* [Recorded information]
____________

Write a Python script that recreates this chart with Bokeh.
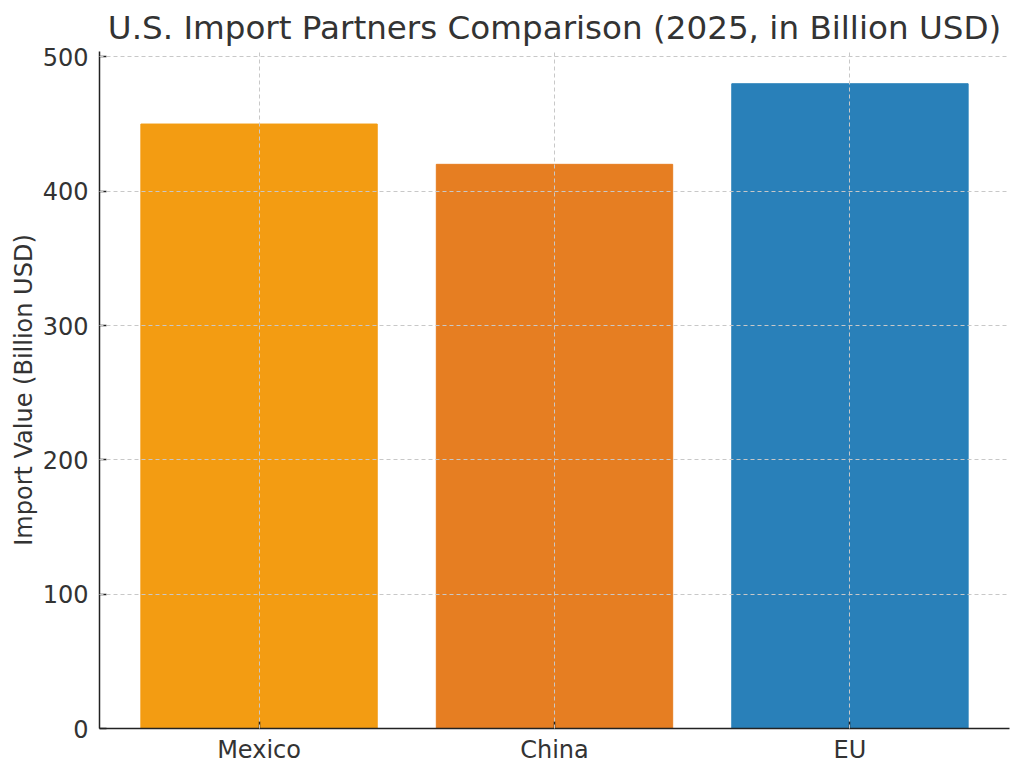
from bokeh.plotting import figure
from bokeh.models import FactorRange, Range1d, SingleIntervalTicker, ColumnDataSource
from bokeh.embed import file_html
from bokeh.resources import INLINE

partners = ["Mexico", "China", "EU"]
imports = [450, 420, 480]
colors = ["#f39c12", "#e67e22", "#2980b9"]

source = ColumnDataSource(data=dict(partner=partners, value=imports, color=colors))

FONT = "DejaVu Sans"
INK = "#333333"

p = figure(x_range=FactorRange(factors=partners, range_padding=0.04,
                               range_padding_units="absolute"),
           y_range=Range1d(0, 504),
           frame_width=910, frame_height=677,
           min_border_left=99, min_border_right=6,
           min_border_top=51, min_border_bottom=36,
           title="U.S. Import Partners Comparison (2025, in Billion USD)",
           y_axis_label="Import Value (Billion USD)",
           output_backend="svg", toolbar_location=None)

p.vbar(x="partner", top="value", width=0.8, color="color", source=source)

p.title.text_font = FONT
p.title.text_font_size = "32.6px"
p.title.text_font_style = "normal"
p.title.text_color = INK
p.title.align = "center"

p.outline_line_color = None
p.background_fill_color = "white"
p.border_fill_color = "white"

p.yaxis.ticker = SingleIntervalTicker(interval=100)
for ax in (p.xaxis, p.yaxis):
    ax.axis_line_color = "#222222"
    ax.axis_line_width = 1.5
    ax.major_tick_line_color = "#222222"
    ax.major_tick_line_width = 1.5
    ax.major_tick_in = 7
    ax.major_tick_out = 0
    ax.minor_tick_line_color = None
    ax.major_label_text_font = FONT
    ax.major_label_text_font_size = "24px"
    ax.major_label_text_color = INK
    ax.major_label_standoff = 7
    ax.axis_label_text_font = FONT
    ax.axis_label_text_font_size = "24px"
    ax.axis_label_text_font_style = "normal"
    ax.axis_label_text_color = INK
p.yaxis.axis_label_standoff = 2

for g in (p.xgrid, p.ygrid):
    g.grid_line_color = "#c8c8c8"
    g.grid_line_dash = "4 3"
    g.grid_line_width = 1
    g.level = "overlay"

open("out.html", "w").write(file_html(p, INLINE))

____________

* [Job]
Quote the listing above in full, except for the pictures.

* [The response]
Write a Python script that recreates this chart with Bokeh.
from bokeh.plotting import figure
from bokeh.models import FactorRange, Range1d, SingleIntervalTicker, ColumnDataSource
from bokeh.embed import file_html
from bokeh.resources import INLINE

partners = ["Mexico", "China", "EU"]
imports = [450, 420, 480]
colors = ["#f39c12", "#e67e22", "#2980b9"]

source = ColumnDataSource(data=dict(partner=partners, value=imports, color=colors))

FONT = "DejaVu Sans"
INK = "#333333"

p = figure(x_range=FactorRange(factors=partners, range_padding=0.04,
                               range_padding_units="absolute"),
           y_range=Range1d(0, 504),
           frame_width=910, frame_height=677,
           min_border_left=99, min_border_right=6,
           min_border_top=51, min_border_bottom=36,
           title="U.S. Import Partners Comparison (2025, in Billion USD)",
           y_axis_label="Import Value (Billion USD)",
           output_backend="svg", toolbar_location=None)

p.vbar(x="partner", top="value", width=0.8, color="color", source=source)

p.title.text_font = FONT
p.title.text_font_size = "32.6px"
p.title.text_font_style = "normal"
p.title.text_color = INK
p.title.align = "center"

p.outline_line_color = None
p.background_fill_color = "white"
p.border_fill_color = "white"

p.yaxis.ticker = SingleIntervalTicker(interval=100)
for ax in (p.xaxis, p.yaxis):
    ax.axis_line_color = "#222222"
    ax.axis_line_width = 1.5
    ax.major_tick_line_color = "#222222"
    ax.major_tick_line_width = 1.5
    ax.major_tick_in = 7
    ax.major_tick_out = 0
    ax.minor_tick_line_color = None
    ax.major_label_text_font = FONT
    ax.major_label_text_font_size = "24px"
    ax.major_label_text_color = INK
    ax.major_label_standoff = 7
    ax.axis_label_text_font = FONT
    ax.axis_label_text_font_size = "24px"
    ax.axis_label_text_font_style = "normal"
    ax.axis_label_text_color = INK
p.yaxis.axis_label_standoff = 2

for g in (p.xgrid, p.ygrid):
    g.grid_line_color = "#c8c8c8"
    g.grid_line_dash = "4 3"
    g.grid_line_width = 1
    g.level = "overlay"

open("out.html", "w").write(file_html(p, INLINE))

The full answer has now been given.